In construing the clause, Leeming JA focused attention on the phases “irrevocably waives” and “must not exercise”, suggesting that both phases brought their own discrete legal meaning: “irrevocably waives” would be an immediately effective and unilateral renunciation of the right in question, whereas “must not exercise” was a promise not to take action to enforce the right. To construe the clause in a way that prevented WCL from enforcing the clause, would be to ignore the words “irrevocably waives”, giving them no meaning whatsoever (at [87]-[90]). He concludes, “[c]lause 5.3 is not purely promissory. It has two components, the first of which is an irrevocable waiver by GNI of indemnity against [WCL]” ([90]).

The conclusion reached by Leeming JA on the construction to be attributed to the words “irrevocably waives” was that it was an “unilateral act immediately effective” ([97]) to abandon the right of indemnity. That waiver or abandonment could not be said to be enforceable by select parties to the deed (see [91]-[100]). Accordingly, the issue was decided in favour of WCL. 

The ‘Privity’ Submission

Although it did not form part of the reasons for the decision, the Court did make some interesting comments in respect of the submission on behalf of WCL in respect of the doctrine of privity. The opinion of Bathurst CJ (at [12]-[13]) provides a useful summary of the treatment of the WCL’s submission:

… Although it is strictly unnecessary to deal with the matter, I agree with Leeming JA that the submission based on privity was misconceived. The submission presumably was referring to the doctrine that only parties to the contract can sue on it …

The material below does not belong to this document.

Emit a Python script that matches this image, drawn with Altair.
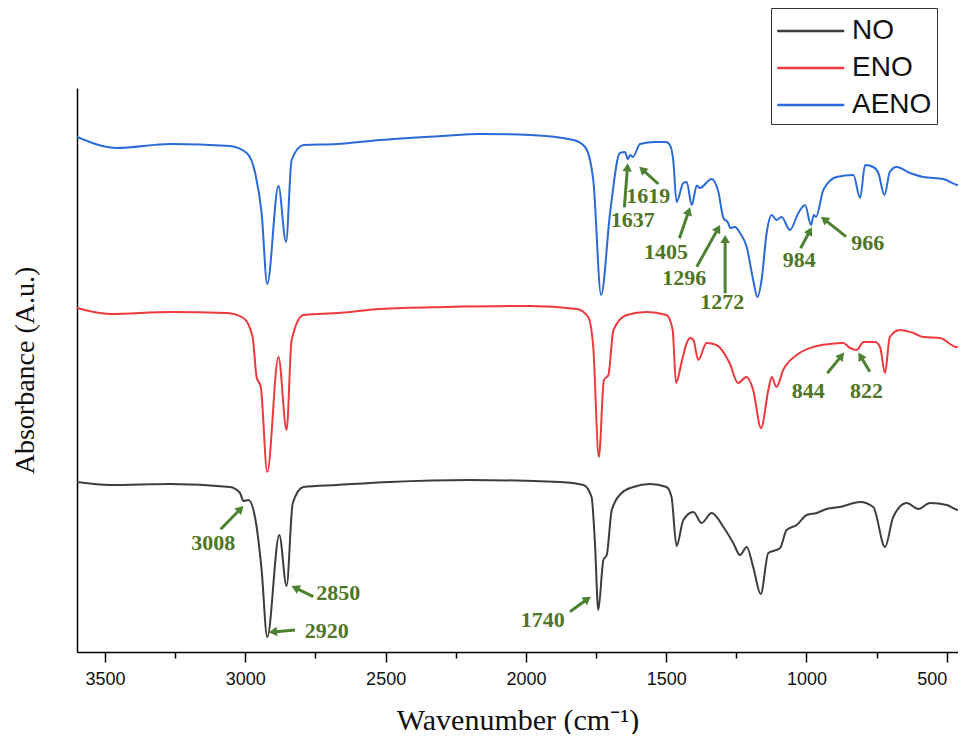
import math
import altair as alt
import pandas as pd

# ---- spectra (wavenumber cm-1, absorbance a.u., offset stacked) ----
NO_W = [3600, 3482, 3268, 3055, 3019, 3007, 2989, 2965, 2942, 2922, 2879, 2853, 2831, 2793, 2674, 2487, 2200,
        1878, 1795, 1766, 1754, 1742, 1724, 1712, 1694, 1659, 1617, 1558, 1499, 1481, 1463, 1439, 1403, 1374,
        1338, 1296, 1261, 1237, 1213, 1190, 1163, 1136, 1118, 1094, 1071, 1035, 999, 964, 929, 881, 809, 762,
        720, 691, 643, 601, 560, 500, 459, 432]
NO_V = [1.70, 1.67, 1.68, 1.65, 1.59, 1.51, 1.52, 1.34, 0.82, 0.15, 1.17, 0.66, 1.49, 1.65, 1.67, 1.70, 1.72,
        1.70, 1.67, 1.55, 1.09, 0.42, 0.92, 0.97, 1.42, 1.59, 1.65, 1.68, 1.65, 1.55, 1.06, 1.32, 1.40, 1.29,
        1.39, 1.25, 1.09, 0.97, 1.05, 0.85, 0.58, 0.99, 1.01, 1.04, 1.22, 1.27, 1.37, 1.39, 1.43, 1.45, 1.50, 1.45,
        1.05, 1.35, 1.49, 1.43, 1.49, 1.47, 1.42, 1.45]

ENO_W = [3600, 3482, 3268, 3066, 3007, 2974, 2960, 2945, 2922, 2882, 2853, 2835, 2793, 2674, 2520, 2282, 1985,
         1819, 1778, 1760, 1740, 1722, 1706, 1688, 1641, 1570, 1499, 1477, 1465, 1445, 1427, 1415, 1403, 1386,
         1356, 1321, 1274, 1244, 1214, 1190, 1162, 1136, 1124, 1107, 1083, 1035, 976, 916, 869, 844, 821, 797,
         756, 738, 720, 703, 667, 619, 584, 524, 465, 432]
ENO_V = [3.44, 3.38, 3.40, 3.39, 3.34, 3.15, 2.75, 2.65, 1.80, 2.95, 2.22, 3.12, 3.37, 3.39, 3.43, 3.45, 3.46,
         3.43, 3.35, 3.05, 1.95, 2.72, 2.77, 3.22, 3.37, 3.40, 3.37, 3.22, 2.69, 2.90, 3.09, 3.14, 3.12, 2.92,
         3.09, 3.07, 2.89, 2.69, 2.75, 2.62, 2.24, 2.62, 2.75, 2.65, 2.82, 2.97, 3.05, 3.08, 3.09, 3.04, 3.02, 3.10,
         3.10, 3.05, 2.79, 3.15, 3.22, 3.19, 3.15, 3.14, 3.05, 3.10]

AENO_W = [3600, 3458, 3268, 3055, 2995, 2965, 2942, 2922, 2882, 2855, 2835, 2793, 2674, 2520, 2300, 2164, 1985,
          1831, 1789, 1760, 1732, 1700, 1665, 1647, 1637, 1628, 1619, 1593, 1540, 1500, 1487, 1475, 1463, 1439,
          1427, 1409, 1391, 1380, 1338, 1314, 1296, 1279, 1272, 1255, 1237, 1213, 1190, 1175, 1160, 1142, 1124,
          1107, 1089, 1059, 1029, 1005, 984, 974, 966, 940, 893, 833, 809, 791, 762, 744, 722, 703, 679, 631, 584,
          512, 459, 432]
AENO_V = [5.15, 5.04, 5.08, 5.06, 4.99, 4.79, 4.39, 3.68, 4.66, 4.10, 4.92, 5.07, 5.08, 5.12, 5.16, 5.18, 5.17,
          5.12, 5.05, 4.72, 3.57, 4.39, 4.99, 5.00, 4.93, 4.97, 4.95, 5.08, 5.10, 5.10, 5.07, 4.92, 4.50, 4.69,
          4.70, 4.47, 4.665, 4.64, 4.73, 4.60, 4.34, 4.29, 4.24, 4.25, 4.19, 4.05, 3.72, 3.55, 3.72, 4.19, 4.37,
          4.32, 4.35, 4.22, 4.39, 4.47, 4.27, 4.37, 4.35, 4.62, 4.75, 4.77, 4.54, 4.87, 4.85, 4.79, 4.57, 4.80, 4.85,
          4.79, 4.75, 4.73, 4.67, 4.70]

SERIES = ["NO", "ENO", "AENO"]
COLORS = ["#3d3d3d", "#ee3a3d", "#2a6ad9"]

# ---- annotations: label, label pos, arrow tail, arrow tip ----
ANN_LABEL = ["3008", "2850", "2920", "1740", "1637", "1619", "1405", "1296", "1272", "984", "966", "844", "822"]
ANN_LW = [3114, 2669, 2710, 1940, 1619, 1564, 1501, 1436, 1300, 1026, 782, 994, 786]
ANN_LV = [1.087, 0.593, 0.213, 0.32, 4.32, 4.56, 4.003, 3.737, 3.503, 3.92, 4.093, 2.61, 2.61]
ANN_TW = [3088, 2758, 2823, 1843, 1649, 1528, 1453, 1391, 1290, 1021, 859, 926, 774]
ANN_TV = [1.227, 0.553, 0.22, 0.403, 4.447, 4.68, 4.137, 3.853, 3.587, 4.037, 4.153, 2.787, 2.803]
ANN_HW = [3007, 2835, 2916, 1769, 1637, 1596, 1415, 1308, 1290, 981, 948, 866, 815]
ANN_HV = [1.46, 0.66, 0.197, 0.553, 4.887, 4.853, 4.447, 4.27, 4.17, 4.247, 4.353, 2.993, 2.993]

X_MIN, X_MAX = 460, 3600
Y_MIN, Y_MAX = 0.0, 5.64
W, H = 881, 564
SX = W / (X_MAX - X_MIN)
SY = H / (Y_MAX - Y_MIN)

rows = []
for name, ws, vs in [("NO", NO_W, NO_V), ("ENO", ENO_W, ENO_V), ("AENO", AENO_W, AENO_V)]:
    for w, v in zip(ws, vs):
        rows.append({"series": name, "w": w, "v": v})
df = pd.DataFrame(rows)

arows = []
for lab, lw, lv, tw, tv, hw, hv in zip(ANN_LABEL, ANN_LW, ANN_LV, ANN_TW, ANN_TV, ANN_HW, ANN_HV):
    dxp = -(hw - tw) * SX
    dyp = -(hv - tv) * SY
    n = math.hypot(dxp, dyp)
    ux, uy = dxp / n, dyp / n
    ang = math.degrees(math.atan2(ux, -uy)) % 360
    arows.append({
        "label": lab, "lw": lw, "lv": lv, "tw": tw, "tv": tv,
        "ew": hw + 7 * ux / SX, "ev": hv + 7 * uy / SY,
        "cw": hw + 4 * ux / SX, "cv": hv + 4 * uy / SY,
        "angle": ang,
    })
adf = pd.DataFrame(arows)

TICKS = list(range(3500, 499, -250))
xscale = alt.Scale(domain=[X_MIN, X_MAX], reverse=True, nice=False, zero=False)
yscale = alt.Scale(domain=[Y_MIN, Y_MAX], nice=False, zero=False)

xaxis = alt.Axis(
    values=TICKS, format="d",
    labelExpr="datum.value % 500 === 0 ? datum.label : ''",
    tickSize={"condition": {"test": "datum.value % 500 === 0", "value": 10}, "value": 6},
    tickColor="#000000", tickWidth=1.5, domainColor="#000000", domainWidth=1.5,
    labelFont="Liberation Sans", labelFontSize=18, labelColor="#111111", labelPadding=8,
    labelFlush=15, labelOverlap=False,
    grid=False, title="Wavenumber (cm⁻¹)", titleFont="Liberation Serif", titleFontSize=30,
    titleFontWeight="normal", titleColor="#111111", titlePadding=17,
)
yaxis = alt.Axis(
    ticks=False, labels=False, grid=False, domainColor="#000000", domainWidth=1.5,
    title="Absorbance (A.u.)", titleFont="Liberation Serif", titleFontSize=28,
    titleFontWeight="normal", titleColor="#111111", titlePadding=38,
)

lines = alt.Chart(df).mark_line(strokeWidth=2, interpolate="monotone", clip=True).encode(
    x=alt.X("w:Q", scale=xscale, axis=xaxis),
    y=alt.Y("v:Q", scale=yscale, axis=yaxis),
    color=alt.Color(
        "series:N",
        scale=alt.Scale(domain=SERIES, range=COLORS),
        legend=alt.Legend(
            title=None, orient="none", legendX=694, legendY=-80,
            symbolType="M-1,0H3", symbolSize=1122, symbolStrokeWidth=2.5,
            labelFont="Liberation Sans", labelFontSize=28, labelColor="#111111",
            labelOffset=40, rowPadding=5, padding=5,
            strokeColor="#333333", fillColor="#ffffff",
        ),
    ),
    detail="series:N",
)

ARROW = "#4c8232"
TEXT = "#4f7526"

shafts = alt.Chart(adf).mark_rule(color=ARROW, strokeWidth=3).encode(
    x=alt.X("tw:Q", scale=xscale), y=alt.Y("tv:Q", scale=yscale),
    x2="ew:Q", y2="ev:Q",
)
heads = alt.Chart(adf).mark_point(shape="triangle-up", filled=True, color=ARROW, opacity=1, size=90).encode(
    x=alt.X("cw:Q", scale=xscale), y=alt.Y("cv:Q", scale=yscale),
    angle=alt.Angle("angle:Q", scale=None),
)
labels = alt.Chart(adf).mark_text(
    font="Liberation Serif", fontSize=22, fontWeight="bold", color=TEXT, align="center", baseline="middle",
).encode(
    x=alt.X("lw:Q", scale=xscale), y=alt.Y("lv:Q", scale=yscale), text="label:N",
)

chart = alt.layer(lines, shafts, heads, labels).properties(
    width=W, height=H,
    padding={"left": 69, "top": 80, "right": 0, "bottom": 82},
    autosize=alt.AutoSizeParams(type="none"),
).configure(background="#ffffff").configure_view(stroke=None)

chart.save("out.html", embed_options={"renderer": "svg", "actions": False})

However, the doctrine does not establish the converse, namely, that a party to a contract can in all cases enforce all promises made in it. That ultimately will depend on the construction of the contract or the deed in question.

Implicit, in the statement by Bathurst CJ is that, although on its proper construction clause 5.3 did have the effect of creating a unilateral waiver of the right to be indemnified, it may have been open to the parties to draft the clause in such a way that the waiver would not bind GNI as against WCL. In other words, the implication made by WCL that the doctrine of privity applied in reverse (that is, that it gives all parties to an agreement a “positive right” to enforce all of its provisions) was misconceived. According to Leeming JA, a “necessary condition” (that is, that a party must be party to a deed or agreement in order to sue on it) “is distinct from a sufficient condition” (in other words, that simply by being party to a deed or agreement entitles one to sue on any of its provisions). 

Leeming JA concluded that, had it been necessary to decide the point, he “would hold that a promise in a deed inter partes could by implication be limited so as to enable its enforcement only by a particular party” and that “construction – the process of fixing the contractual words with legal meaning”, was essential to ascertaining whether or not a provision was enforceable by all, or by only some of the parties to the deed.

Conclusion

The case is useful for two reasons. Firstly, it highlights the significance and weight that Courts will attach to the actual wording and ordinary meaning of a provision of a contract, deed or agreement, even where context may create ambiguity. The text of the relevant provision will always be the starting point.

Secondly, the commentary of the Court in response to the privity arguments makes clear that it is open to a party to create obligations in a multi-party deed which are for the benefit of some of the parties but not for others. The doctrine of privity does not extend to permit all parties to a deed or agreement to enforce all of the obligations or pursue all of the rights created by that deed or agreement. Rather, the ordinary principles of construction and interpretation will apply in ascertaining for whom any contractual promise or obligation is intended to benefit.

The case is a good reminder of the importance of the use of clear and precise language in the drafting of agreements to ensure the rights and interests of a party are properly protected. For all kinds of Government contracting, it is important to ensure that the express wording of any agreement properly reflects the interests and intentions of stakeholders.